__Exercise directions__:
Retype only what runs from the beginning of the data through the line with "80, 90, 200]"; please omit the pictures and keep every line exact.

__Source excerpt__:
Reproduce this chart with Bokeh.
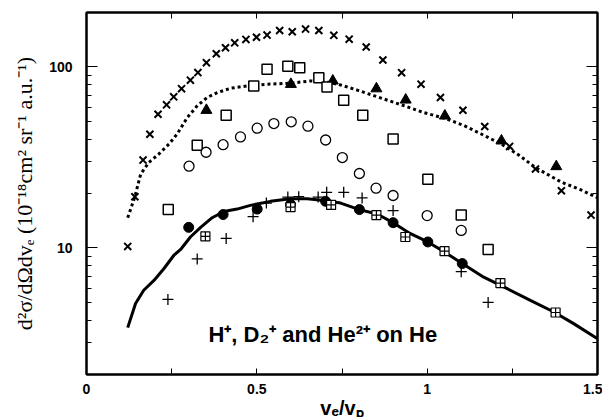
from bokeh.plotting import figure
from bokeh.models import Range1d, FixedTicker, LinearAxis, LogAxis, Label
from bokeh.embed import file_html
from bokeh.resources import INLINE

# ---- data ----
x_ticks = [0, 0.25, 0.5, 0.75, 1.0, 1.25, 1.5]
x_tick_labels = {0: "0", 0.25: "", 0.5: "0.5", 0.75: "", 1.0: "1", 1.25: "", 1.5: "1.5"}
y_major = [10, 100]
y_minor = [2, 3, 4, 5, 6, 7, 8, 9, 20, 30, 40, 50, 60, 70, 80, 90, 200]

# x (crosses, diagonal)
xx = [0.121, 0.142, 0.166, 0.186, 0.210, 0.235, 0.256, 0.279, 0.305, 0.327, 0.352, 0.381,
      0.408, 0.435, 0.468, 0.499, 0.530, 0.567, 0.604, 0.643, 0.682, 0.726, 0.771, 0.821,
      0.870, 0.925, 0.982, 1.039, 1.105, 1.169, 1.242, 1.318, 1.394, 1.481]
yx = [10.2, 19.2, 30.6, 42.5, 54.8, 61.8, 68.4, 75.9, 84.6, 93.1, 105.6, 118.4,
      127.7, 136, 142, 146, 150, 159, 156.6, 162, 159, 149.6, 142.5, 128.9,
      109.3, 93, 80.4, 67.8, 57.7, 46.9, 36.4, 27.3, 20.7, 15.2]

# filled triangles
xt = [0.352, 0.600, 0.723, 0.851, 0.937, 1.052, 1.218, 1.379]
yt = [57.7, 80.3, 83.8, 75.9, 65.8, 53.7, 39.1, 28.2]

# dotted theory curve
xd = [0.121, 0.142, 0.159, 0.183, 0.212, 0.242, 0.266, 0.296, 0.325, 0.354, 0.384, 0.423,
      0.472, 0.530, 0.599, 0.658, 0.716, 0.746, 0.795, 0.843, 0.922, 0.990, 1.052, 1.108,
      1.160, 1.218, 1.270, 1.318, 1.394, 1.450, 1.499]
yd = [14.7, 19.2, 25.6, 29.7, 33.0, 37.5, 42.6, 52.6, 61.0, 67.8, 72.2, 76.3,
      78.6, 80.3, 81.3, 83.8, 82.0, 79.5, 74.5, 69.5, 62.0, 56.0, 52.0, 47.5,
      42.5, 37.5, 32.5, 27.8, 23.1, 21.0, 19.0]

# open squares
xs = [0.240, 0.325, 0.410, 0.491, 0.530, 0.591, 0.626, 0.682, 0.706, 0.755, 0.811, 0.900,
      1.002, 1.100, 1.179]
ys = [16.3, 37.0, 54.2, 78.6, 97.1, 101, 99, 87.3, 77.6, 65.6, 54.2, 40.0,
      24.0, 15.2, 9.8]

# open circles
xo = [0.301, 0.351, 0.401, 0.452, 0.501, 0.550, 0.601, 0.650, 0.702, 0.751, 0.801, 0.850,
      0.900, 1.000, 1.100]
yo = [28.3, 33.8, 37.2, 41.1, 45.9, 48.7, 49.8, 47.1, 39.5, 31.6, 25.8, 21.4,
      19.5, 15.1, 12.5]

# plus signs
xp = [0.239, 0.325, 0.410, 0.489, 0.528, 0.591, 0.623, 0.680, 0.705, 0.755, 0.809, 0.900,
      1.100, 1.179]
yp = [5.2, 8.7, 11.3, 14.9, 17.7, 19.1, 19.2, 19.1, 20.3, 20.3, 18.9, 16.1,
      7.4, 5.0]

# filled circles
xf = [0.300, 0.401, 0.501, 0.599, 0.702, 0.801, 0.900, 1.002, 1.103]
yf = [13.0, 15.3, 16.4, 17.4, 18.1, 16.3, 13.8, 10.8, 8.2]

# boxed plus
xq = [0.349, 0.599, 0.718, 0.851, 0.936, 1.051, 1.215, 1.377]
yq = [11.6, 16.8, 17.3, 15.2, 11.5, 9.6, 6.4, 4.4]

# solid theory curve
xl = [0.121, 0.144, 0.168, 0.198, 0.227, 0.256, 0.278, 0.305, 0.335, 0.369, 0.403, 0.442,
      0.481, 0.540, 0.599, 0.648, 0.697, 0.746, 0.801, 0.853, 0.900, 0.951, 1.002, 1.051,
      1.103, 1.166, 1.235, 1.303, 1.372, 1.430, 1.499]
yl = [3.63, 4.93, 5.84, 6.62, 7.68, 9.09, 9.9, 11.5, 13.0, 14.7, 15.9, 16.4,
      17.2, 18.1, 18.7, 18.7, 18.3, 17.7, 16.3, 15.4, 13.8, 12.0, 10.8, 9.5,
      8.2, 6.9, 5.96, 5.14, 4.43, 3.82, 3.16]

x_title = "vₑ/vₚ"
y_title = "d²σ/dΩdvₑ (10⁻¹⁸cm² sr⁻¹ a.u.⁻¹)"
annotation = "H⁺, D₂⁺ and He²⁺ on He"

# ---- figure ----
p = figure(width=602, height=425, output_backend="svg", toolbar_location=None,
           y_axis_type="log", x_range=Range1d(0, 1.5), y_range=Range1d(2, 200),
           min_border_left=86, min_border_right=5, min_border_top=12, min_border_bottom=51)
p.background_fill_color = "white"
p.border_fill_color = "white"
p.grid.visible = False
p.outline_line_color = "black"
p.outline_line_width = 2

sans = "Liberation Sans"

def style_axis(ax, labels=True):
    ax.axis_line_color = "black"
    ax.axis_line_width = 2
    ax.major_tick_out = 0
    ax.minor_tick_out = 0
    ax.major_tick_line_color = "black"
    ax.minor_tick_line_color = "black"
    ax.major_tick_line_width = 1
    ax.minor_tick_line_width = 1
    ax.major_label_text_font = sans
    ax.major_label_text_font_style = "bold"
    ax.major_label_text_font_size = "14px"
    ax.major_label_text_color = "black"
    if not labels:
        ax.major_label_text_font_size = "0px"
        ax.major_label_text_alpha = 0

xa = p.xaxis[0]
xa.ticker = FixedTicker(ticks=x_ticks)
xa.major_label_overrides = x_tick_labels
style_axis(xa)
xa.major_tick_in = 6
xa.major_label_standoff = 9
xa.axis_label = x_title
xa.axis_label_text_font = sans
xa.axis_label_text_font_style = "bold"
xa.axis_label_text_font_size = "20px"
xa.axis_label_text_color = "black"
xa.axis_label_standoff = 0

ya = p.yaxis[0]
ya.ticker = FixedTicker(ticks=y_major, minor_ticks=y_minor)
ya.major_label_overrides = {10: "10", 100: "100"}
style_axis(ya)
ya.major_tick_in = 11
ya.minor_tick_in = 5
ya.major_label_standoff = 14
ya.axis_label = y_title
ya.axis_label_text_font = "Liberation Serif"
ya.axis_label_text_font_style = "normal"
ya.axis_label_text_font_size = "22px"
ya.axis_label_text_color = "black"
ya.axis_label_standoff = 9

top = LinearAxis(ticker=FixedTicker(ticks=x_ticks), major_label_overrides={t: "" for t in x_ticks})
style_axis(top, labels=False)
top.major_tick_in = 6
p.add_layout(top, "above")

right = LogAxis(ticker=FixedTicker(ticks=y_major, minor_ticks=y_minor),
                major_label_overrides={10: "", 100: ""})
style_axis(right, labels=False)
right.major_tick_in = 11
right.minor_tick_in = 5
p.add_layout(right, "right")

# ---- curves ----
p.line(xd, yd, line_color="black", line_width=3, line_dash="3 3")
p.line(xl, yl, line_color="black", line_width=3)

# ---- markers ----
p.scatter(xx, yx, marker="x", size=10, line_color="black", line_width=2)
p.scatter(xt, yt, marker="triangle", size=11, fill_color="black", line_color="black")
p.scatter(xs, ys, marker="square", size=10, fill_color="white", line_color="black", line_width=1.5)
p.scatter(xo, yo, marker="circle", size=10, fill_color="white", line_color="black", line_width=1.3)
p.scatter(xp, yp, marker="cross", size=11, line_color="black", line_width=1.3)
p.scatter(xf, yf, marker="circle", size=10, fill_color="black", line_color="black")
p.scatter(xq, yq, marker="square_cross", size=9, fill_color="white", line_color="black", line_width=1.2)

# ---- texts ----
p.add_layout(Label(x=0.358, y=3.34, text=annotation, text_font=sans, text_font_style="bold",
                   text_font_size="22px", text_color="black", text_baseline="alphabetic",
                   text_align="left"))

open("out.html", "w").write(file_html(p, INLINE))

__Output for this exercise__:
Reproduce this chart with Bokeh.
from bokeh.plotting import figure
from bokeh.models import Range1d, FixedTicker, LinearAxis, LogAxis, Label
from bokeh.embed import file_html
from bokeh.resources import INLINE

# ---- data ----
x_ticks = [0, 0.25, 0.5, 0.75, 1.0, 1.25, 1.5]
x_tick_labels = {0: "0", 0.25: "", 0.5: "0.5", 0.75: "", 1.0: "1", 1.25: "", 1.5: "1.5"}
y_major = [10, 100]
y_minor = [2, 3, 4, 5, 6, 7, 8, 9, 20, 30, 40, 50, 60, 70, 80, 90, 200]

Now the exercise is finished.